The Administration announced last week that it would stop planned ads for the final week of open enrollment for marketplace health coverage, which ends today. And it had planned also to stop sending reminder emails to consumers, retreating from that plan only after an outcry from health experts, advocates, and insurers.

Successful outreach, particularly in the final days of open enrollment, is key to maintaining a stable marketplace. Experience from the first three open enrollment periods shows that many consumers wait until the last minute to enroll and respond well to last-minute reminders. Last year, 790,000 people, more than 8 percent of total signups, enrolled in coverage in the last two weeks of open enrollment— 687,000 of them in the last week.

Young consumers are particularly responsive to deadline pressure, and young people are critical to the success of the marketplaces because they tend to be healthier and thus less costly to cover. Encouraging them to enroll doesn’t simply ensure that more Americans have health coverage; it also contributes to the overall health and stability of health insurance markets and thereby reduces the likelihood of premium increases and insurer pullouts. Placing such efforts in jeopardy only weakens the marketplaces.

Similarly, President Trump’s January 20 executive order instructing federal agencies to take steps to help undo the ACA could heighten concern among insurers that fewer healthier people will enroll if people believe the ACA’s individual mandate won’t be enforced. That could prompt more insurers to pull out of the marketplace as they look toward 2018.
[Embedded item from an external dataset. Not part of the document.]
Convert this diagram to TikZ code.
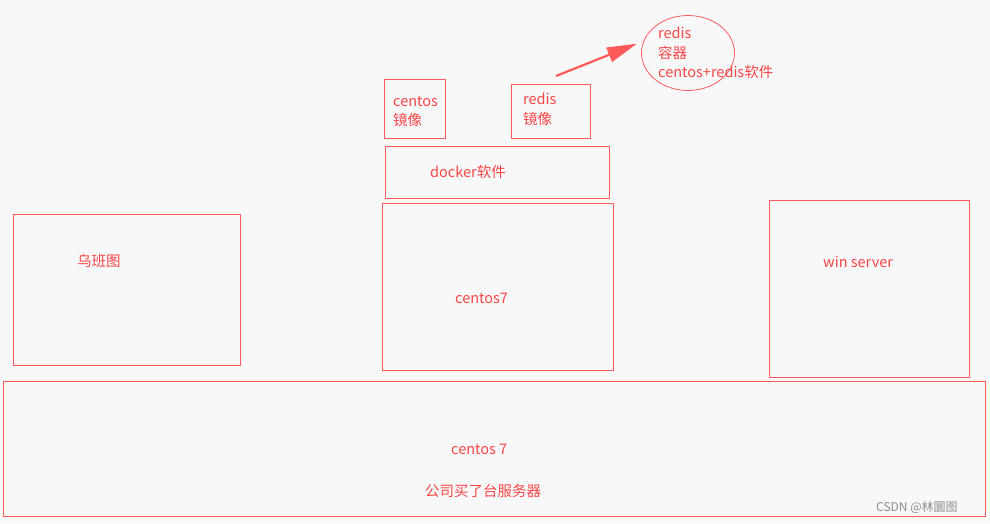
\documentclass[tikz,border=0pt]{standalone}
\usepackage{fontspec}
\setmainfont{Noto Sans CJK SC}
\usetikzlibrary{arrows, arrows.meta}
\usetikzlibrary{shapes.geometric}
\usepackage{xcolor}

\definecolor{bgcol}{RGB}{248,248,248}
\definecolor{boxred}{RGB}{255,90,90}
\definecolor{txtred}{RGB}{250,70,70}

\tikzset{
  frame/.style={draw=boxred, line width=1pt},
  lbl/.style={text=txtred, inner sep=0pt, anchor=west, font=\fontsize{14.5}{19.5}\selectfont},
}

\begin{document}
\begin{tikzpicture}[x=1pt, y=-1pt]

%background
\fill[bgcol] (0,0) rectangle (990,523);
\useasboundingbox (0,0) rectangle (990,523);

%boxes
\draw[frame] (3,381) rectangle (985,516);
\draw[frame] (13,214) rectangle (240,365);
\draw[frame] (382,203) rectangle (613,370);
\draw[frame] (769,200) rectangle (969,377);
\draw[frame] (385,146) rectangle (609,198);
\draw[frame] (384,79) rectangle (445,138);
\draw[frame] (511,84) rectangle (590,138);

%container
\node[ellipse, draw=boxred, line width=0.8pt, minimum width=93pt, minimum height=75pt, inner sep=0pt] (redisc) at (688,53) {};

%arrow
\coordinate (arrowtail) at (556,76);
\draw[-{Triangle[length=30pt,width=15pt]}, line width=2.2pt, boxred, shorten >=7pt] (arrowtail) -- (redisc.165);

%labels
\node [lbl] (ubuntu) at (77,261) {乌班图};
\node [lbl] (cos7) at (455,298) {centos7};
\node [lbl] (winsrv) at (823,262) {win server};
\node [lbl] (docker) at (430,172) {docker软件};
\node [lbl, anchor=north west, align=left] (cosimg) at (393,96) {centos\\镜像};
\node [lbl, anchor=north west, align=left] (redisimg) at (523,93) {redis\\镜像};
\node [lbl, anchor=north west, align=left] (redisctext) at (658,27) {redis\\容器\\centos+redis软件};
\node [lbl] (host) at (451,449) {centos 7};
\node [lbl] (company) at (425,491) {公司买了台服务器};
\node [lbl, text=black!45, font=\fontsize{12}{14}\selectfont] (mark) at (876,507) {CSDN @林圜图};

\end{tikzpicture}
\end{document}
Contrary to claims by ACA repeal proponents like President Trump and House Speaker Paul Ryan that insurance markets are in a “death spiral” – and reported efforts by Republicans to encourage insurers to say they won’t participate in the exchanges – the Administration inherited a health insurance marketplace that was enabling millions of Americans to find affordable coverage. Enrollment in the individual market has grown each year since the ACA took full effect, even in areas where premiums rose, and this year’s sign-ups have roughly matched last year’s so far.

A key question is whether the Administration will build on that progress or undermine it. Repealing the ACA would leave millions more uninsured and raise premiums significantly, even in the short term, independent analysis shows. Any alternative to the ACA will be graded on how it stacks up to the system that the new Administration inherited. Sabotaging that system in hopes of creating greater political urgency for repeal, or a lower bar for any replacement bill, is no substitute for devising an approach that actually improves Americans’ health security.

Going forward, policymakers should be judged on whether they further strengthen private insurance markets or cynically undermine them — and the people that depend on them — in a misguided rush to “repeal and replace.”